Delayed-read, cached field lookups, indexing (.dbf file)

string shapefilePath = @"C:\path\to\file.shp";

using var geoms = Shapefiles.OpenWithData(shapefilePath);

// .GetFieldValue<T>(string fieldName) from above has two problems:
// 1. we have to look up the index of the field on every call
// 2. we have to check if the field is compatible on every call
// this is probably not the end of the world for most use cases, but
// when you process hundreds of millions of records split among scores
// of shapefiles, it would be nice to be able to do that once per
// shapefile, such that the only check we need to do is "did this
// DataField<T> instance come from this actual shapefile?".
DataField<bool> blockedField = geoms.GetDataField<bool>("BLOCKED");
DataField<int> idField = geoms.GetDataField<int>("ID");
Parallel.For(0, geoms.Length, i =>
{
    // combine the basic concepts from before.  .dbf files support
    // seeking just fine on their own: every record is the same size.
    var (geom, data) = geoms[i];
    if (!data.GetFieldValue(blockedField))
    {
        DoStuffWith(geom, data.GetFieldValue(idField));
    }
});

Weird usage samples

DBF only, no SHP

I've actually seen this: a data set provides a bunch of full .shp / .shx / .dbf triples, and then a few files that are just .dbf only, to work around the fact that .dbf doesn't support variable-length records. Think, "ticket prices at movie theater #3201 are $X on weekends and weeknights, $Y on weekdays from 6 AM to 4 PM, $Z on holidays, ...".

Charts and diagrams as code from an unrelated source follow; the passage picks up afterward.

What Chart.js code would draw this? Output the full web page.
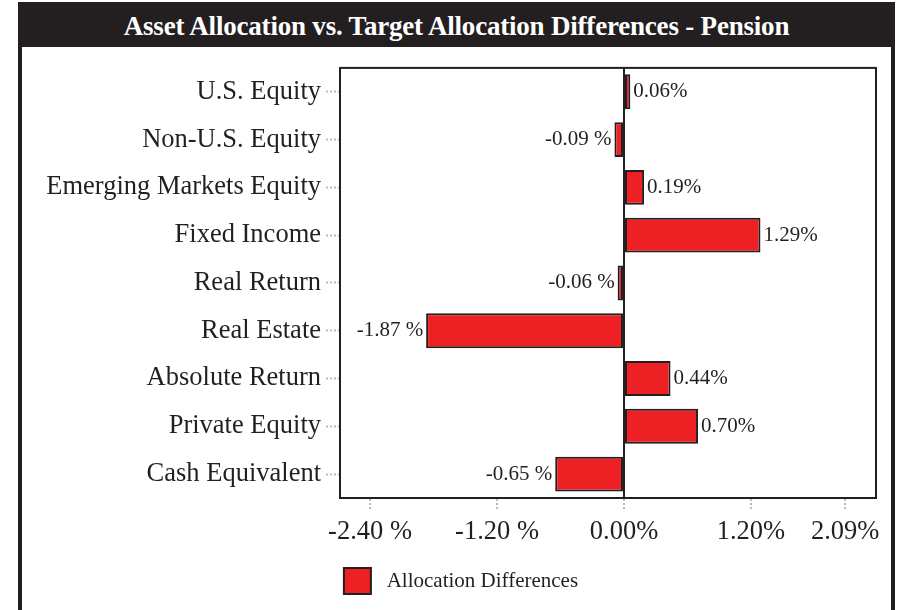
<!DOCTYPE html>
<html>
<head>
<meta charset="utf-8">
<script src="https://cdn.jsdelivr.net/npm/chart.js@4"></script>
<style>
  html, body { margin: 0; padding: 0; background: #fff; }
  #frame {
    position: absolute; left: 18px; top: 2px; width: 869px; height: 608px;
    border-left: 4px solid #231f20; border-right: 4px solid #231f20;
  }
  #title {
    height: 45px; line-height: 49px; background: #231f20; color: #fff;
    font-family: "Liberation Serif", serif; font-weight: bold; font-size: 27px;
    text-align: center; margin: 0 -4px; letter-spacing: -0.2px;
  }
  #wrap { width: 869px; height: 563px; position: relative; }
</style>
</head>
<body>
<div id="frame">
  <div id="title">Asset Allocation vs. Target Allocation Differences - Pension</div>
  <div id="wrap"><canvas id="myChart"></canvas></div>
</div>
<script>
const categories = ['U.S. Equity', 'Non-U.S. Equity', 'Emerging Markets Equity', 'Fixed Income',
  'Real Return', 'Real Estate', 'Absolute Return', 'Private Equity', 'Cash Equivalent'];
const differences = [0.06, -0.09, 0.19, 1.29, -0.06, -1.87, 0.44, 0.70, -0.65];
const tickValues = [-2.40, -1.20, 0.00, 1.20, 2.09];
const seriesName = 'Allocation Differences';

const dark = '#231f20';
const red = '#ed2024';
const serif = '"Liberation Serif", "Times New Roman", serif';

const fmt = v => v < 0 ? v.toFixed(2) + ' %' : v.toFixed(2) + '%';

// outline box round the plot + value labels next to each bar
const plotExtras = {
    id: 'plotExtras',
    afterDatasetsDraw(chart) {
        const { ctx, chartArea } = chart;
        ctx.save();
        ctx.strokeStyle = dark;
        ctx.lineWidth = 2;
        ctx.strokeRect(chartArea.left, chartArea.top, chartArea.right - chartArea.left, chartArea.bottom - chartArea.top);

        ctx.font = '21px ' + serif;
        ctx.fillStyle = dark;
        ctx.textBaseline = 'middle';
        chart.getDatasetMeta(0).data.forEach((bar, i) => {
            const v = differences[i];
            if (v < 0) {
                ctx.textAlign = 'right';
                ctx.fillText(fmt(v), bar.x - 3, bar.y);
            } else {
                ctx.textAlign = 'left';
                ctx.fillText(fmt(v), bar.x + 3, bar.y);
            }
        });
        ctx.restore();
    }
};

new Chart(document.getElementById('myChart'), {
    type: 'bar',
    data: {
        labels: categories,
        datasets: [{
            label: seriesName,
            data: differences,
            backgroundColor: red,
            borderColor: dark,
            borderWidth: 2,
            borderSkipped: false,
            barPercentage: 0.73,
            categoryPercentage: 1
        }]
    },
    options: {
        animation: false,
        responsive: true,
        maintainAspectRatio: false,
        indexAxis: 'y',
        layout: { padding: { top: 20, right: 15, left: 24, bottom: 6 } },
        plugins: {
            title: { display: false },
            tooltip: { enabled: false },
            legend: {
                position: 'bottom',
                labels: {
                    boxWidth: 27,
                    boxHeight: 26,
                    padding: 10,
                    color: dark,
                    font: { family: serif, size: 21 },
                    // a little more room between the box and its text
                    generateLabels: chart => Chart.defaults.plugins.legend.labels.generateLabels(chart)
                        .map(l => Object.assign(l, { text: ' ' + l.text }))
                }
            }
        },
        scales: {
            x: {
                min: -2.684,
                max: 2.382,
                afterBuildTicks: scale => { scale.ticks = tickValues.map(v => ({ value: v })); },
                afterFit: scale => { scale.height = 60; },
                border: { display: true, color: dark, width: 2 },
                grid: {
                    drawOnChartArea: true,
                    color: c => (c.tick && c.tick.value === 0) ? dark : 'rgba(0,0,0,0)',
                    lineWidth: 2,
                    tickColor: '#bbb',
                    tickWidth: 2,
                    tickLength: 12,
                    tickBorderDash: [2, 2]
                },
                ticks: {
                    padding: 6,
                    color: dark,
                    font: { family: serif, size: 26.5 },
                    maxRotation: 0,
                    callback: v => fmt(v)
                }
            },
            y: {
                afterFit: scale => { scale.width = 294; },
                border: { display: true, color: dark, width: 2 },
                grid: {
                    offset: false,
                    drawOnChartArea: false,
                    tickColor: '#bbb',
                    tickWidth: 2,
                    tickLength: 14,
                    tickBorderDash: [2, 2]
                },
                ticks: {
                    padding: 5,
                    color: dark,
                    font: { family: serif, size: 26.5 }
                }
            }
        }
    },
    plugins: [plotExtras]
});
</script>
</body>
</html>
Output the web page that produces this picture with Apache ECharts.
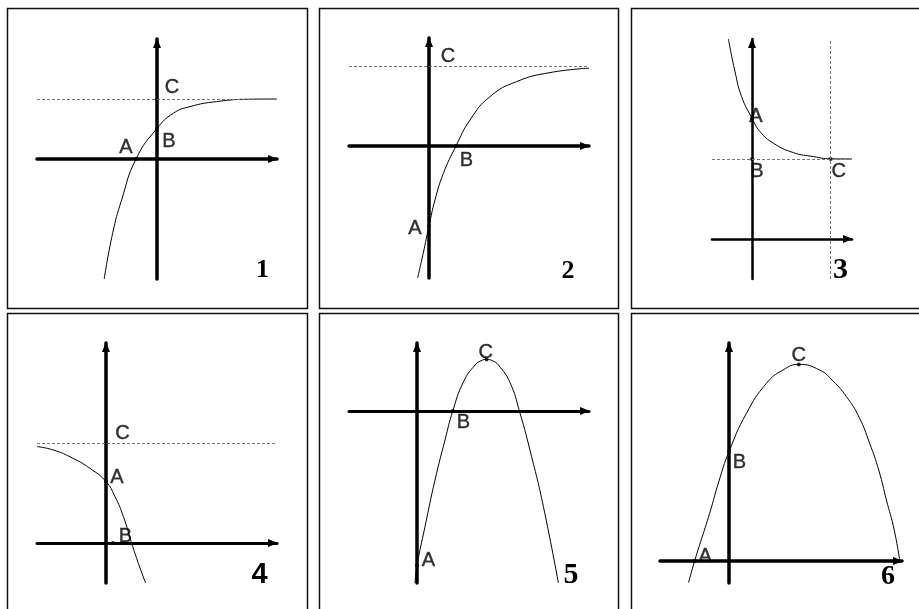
<!DOCTYPE html>
<html>
<head>
<meta charset="utf-8">
<title>函数图像</title>
<script src="https://cdn.jsdelivr.net/npm/echarts@6/dist/echarts.min.js"></script>
<style>
html, body { margin: 0; padding: 0; background: #fff; }
#main { width: 919px; height: 609px; }
</style>
</head>
<body>
<div id="main"></div>
<script>
// 曲线点（每格一个单位）
var curve1 = [[-2.64,-6],[-2.22,-3.72],[-1.77,-2.05],[-1.05,0],[0,1.53],[0.82,2.29],[1.65,2.62],[2.98,2.87],[4.65,2.99],[6,3]];
var curve2 = [[-0.57,-6.6],[-0.29,-5.37],[0,-4],[0.3,-2.7],[0.72,-1.37],[1.35,0],[2.05,1.3],[3.05,2.47],[4.38,3.22],[6.05,3.67],[8,3.89]];
var curve3 = [[-1.18,10],[-0.85,8.37],[-0.52,7.12],[0,6.04],[0.4,5.37],[1.07,4.79],[2.07,4.32],[3.07,4.12],[3.93,4.01],[5,4]];
var curve4 = [[-3.45,4.82],[-2.63,4.65],[-1.64,4.23],[-0.8,3.73],[0,3.07],[0.45,2.32],[0.87,1.32],[1.28,0],[1.62,-1.02],[1.98,-2]];
var curve5 = [[-0.1,-8.6],[0,-7.73],[0.4,-5.78],[0.9,-3.45],[1.4,-1.45],[1.79,0],[2.32,1.45],[2.9,2.3],[3.2,2.51],[3.48,2.58],[3.78,2.51],[4.07,2.3],[4.65,1.42],[5.12,0],[5.73,-2.28],[6.32,-4.78],[7.07,-8.6]];
var curve6 = [[-2.02,-1.08],[-1.72,0],[-0.97,2.38],[-0.5,4.0],[0,5.47],[0.87,7.38],[1.87,8.88],[2.7,9.55],[3.49,9.83],[4.53,9.55],[5.2,9.0],[5.87,8.22],[6.5,7.2],[7.03,5.89],[7.5,4.5],[7.87,3.05],[8.25,1.6],[8.54,0]];

// 标注点 A B C
var points1 = [['A',-1.05,0],['B',0,1.53],['C',0,3]];
var points2 = [['A',0,-4],['B',1.35,0],['C',0,4]];
var points3 = [['A',0,6.04],['B',0,4],['C',3.93,4]];
var points4 = [['A',0,3.07],['B',0.35,0],['C',0,5]];
var points5 = [['A',0,-7.73],['B',1.79,0],['C',3.48,2.58]];
var points6 = [['A',-1.72,0],['B',0,5.47],['C',3.49,9.83]];

// 渐近线（虚线）
var hLines = [3, 4, 4, 5, null, null];
var vLines = [null, null, 3.93, null, null, null];

var numbers = ['1','2','3','4','5','6'];

var serif = '"Liberation Serif", "Times New Roman", serif';
var sans = '"Liberation Sans", Arial, sans-serif';

var panels = [
	{grid:{left:37, top:39, width:240, height:240}, x:[-6,6], y:[-6,6], xw:3.5, yw:3.5,
	 box:[7.5,8.5,300,300], num:[262.5,270], font:'bold 26px ' + serif,
	 off:{A:[-10,-12], B:[12,13], C:[15,-12]}},
	{grid:{left:349, top:38, width:240, height:240}, x:[-4,8], y:[-6.6,5.4], xw:3.5, yw:3.5,
	 box:[319.5,8.5,299,300], num:[568,271], font:'bold 26px ' + serif,
	 off:{A:[-14,2.5], B:[10.3,14.8], C:[19,-9.5]}},
	{grid:{left:712, top:39, width:140, height:240}, x:[-2,5], y:[-2,10], xw:2.5, yw:2.5,
	 box:[631.5,8.5,300,300], num:[840.5,270], font:'bold 30px ' + serif,
	 off:{A:[4,-2], B:[5,12], C:[8,12]}},
	{grid:{left:37, top:343, width:240, height:240}, x:[-3.45,8.55], y:[-2,10], xw:3, yw:3.5,
	 box:[7.5,313.5,300,310], num:[259.5,575], font:'bold 29px ' + sans,
	 off:{A:[11,-4], B:[12.5,-6.5], C:[16.5,-10]}},
	{grid:{left:349, top:343, width:240, height:240}, x:[-3.4,8.6], y:[-8.6,3.4], xw:3, yw:3.5,
	 box:[319.5,313.5,299,310], num:[571,575.5], font:'bold 30px ' + serif,
	 off:{A:[11.5,-5], B:[10.5,11.5], C:[-1,-7]}},
	{grid:{left:660, top:343, width:242, height:240}, x:[-3.45,8.65], y:[-1.1,10.9], xw:3.5, yw:3.5,
	 box:[631.5,313.5,300,310], num:[888,577], font:'bold 28px ' + serif,
	 off:{A:[10.5,-4.5], B:[10.5,11], C:[0,-8.5]}}
];

var curves = [curve1, curve2, curve3, curve4, curve5, curve6];
var points = [points1, points2, points3, points4, points5, points6];

function axisOf(i, range, width){
	return {
		type: 'value',
		gridIndex: i,
		min: range[0],
		max: range[1],
		splitLine: {show: false},
		axisTick: {show: false},
		axisLabel: {show: false},
		axisLine: {
			onZero: true,
			symbol: ['none', 'triangle'],
			symbolSize: [8, 10],
			symbolOffset: [0, -4],
			lineStyle: {color: '#000', width: width}
		}
	};
}

function loadChart(){
	var chart = echarts.init(document.getElementById('main'));
	var grid = [], xAxis = [], yAxis = [], series = [], graphic = [];

	panels.forEach(function(p, i){
		grid.push(p.grid);
		xAxis.push(axisOf(i, p.x, p.xw));
		yAxis.push(axisOf(i, p.y, p.yw));

		var marks = [];
		if (hLines[i] != null) marks.push({yAxis: hLines[i]});
		if (vLines[i] != null) marks.push({xAxis: vLines[i]});

		series.push({
			type: 'line',
			xAxisIndex: i,
			yAxisIndex: i,
			data: curves[i],
			smooth: true,
			showSymbol: false,
			lineStyle: {color: '#000', width: 1},
			markLine: {
				silent: true,
				symbol: 'none',
				label: {show: false},
				lineStyle: {color: '#777', type: [3, 2], width: 1},
				data: marks
			}
		});
		series.push({
			type: 'scatter',
			xAxisIndex: i,
			yAxisIndex: i,
			symbolSize: 4,
			itemStyle: {color: '#000'},
			label: {
				show: true,
				position: 'inside',
				formatter: '{b}',
				color: '#000',
				textBorderColor: '#000',
				textBorderWidth: 0.4,
				fontFamily: sans,
				fontSize: 20
			},
			data: points[i].map(function(d){
				return {name: d[0], value: [d[1], d[2]], label: {offset: p.off[d[0]]}};
			})
		});

		graphic.push({
			type: 'rect',
			shape: {x: p.box[0], y: p.box[1], width: p.box[2], height: p.box[3]},
			style: {fill: 'none', stroke: '#111', lineWidth: 1.5}
		});
		graphic.push({
			type: 'text',
			x: p.num[0],
			y: p.num[1],
			style: {text: numbers[i], font: p.font, fill: '#000', align: 'center', verticalAlign: 'middle'}
		});
	});

	chart.setOption({
		animation: false,
		backgroundColor: '#fff',
		grid: grid,
		xAxis: xAxis,
		yAxis: yAxis,
		series: series,
		graphic: graphic
	});
}

loadChart();
</script>
</body>
</html>
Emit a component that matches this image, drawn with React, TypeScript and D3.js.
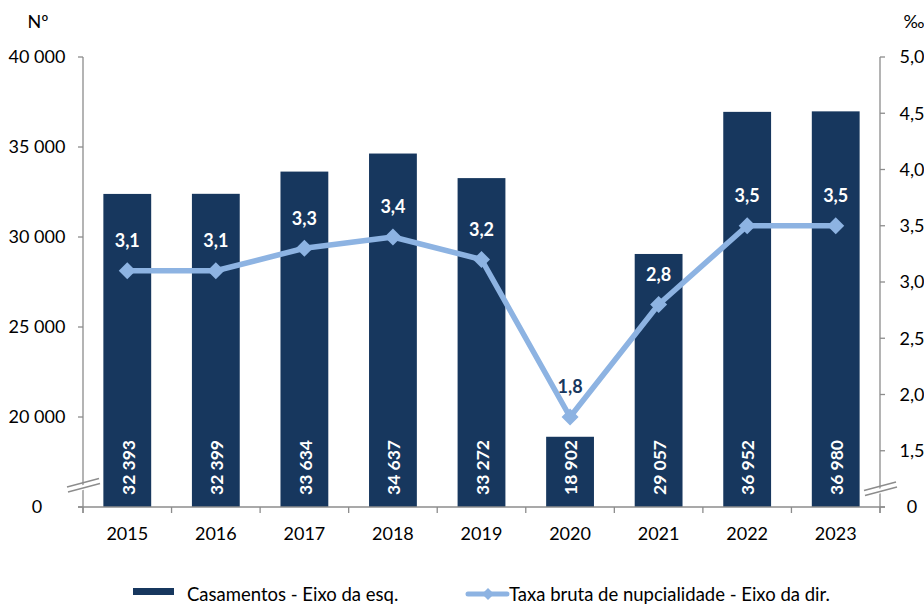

The most efficient and appropriate way to encode that info is to put one record per movie theater in the shapefile, with appropriate metadata about the location, and then add a separate independent .dbf file for ticket prices, with a separate row for each distinct ticket price indicating the times at which that price should be used.

So with that long-winded explanation in mind, we should be able to support this use case much more nicely.

string dataFilePath = @"C:\path\to\file.dbf";
foreach (var data in Shapefiles.ReadDataOnly(dataFilePath))
{
    if (!data.GetFieldValue<bool>("BLOCKED"))
    {
        DoStuffWith(data.GetFieldValue<int>("ID"), data.GetFieldValue<string>("NAME"));
    }
}

Or, for the performance-conscious:

string dataFilePath = @"C:\path\to\file.dbf";
using var openedData = Shapefiles.OpenDataOnly(dataFilePath));
DataField<bool> blockedField = openedData.GetDataField<bool>("BLOCKED");
DataField<int> idField = openedData.GetDataField<int>("ID");
DataField<string> nameField = openedData.GetDataField<string>("NAME");
foreach (var data in openedData)
{
    if (!data.GetFieldValue(blockedField))
    {
        DoStuffWith(data.GetFieldValue(idField), data.GetFieldValue(nameField));
    }
}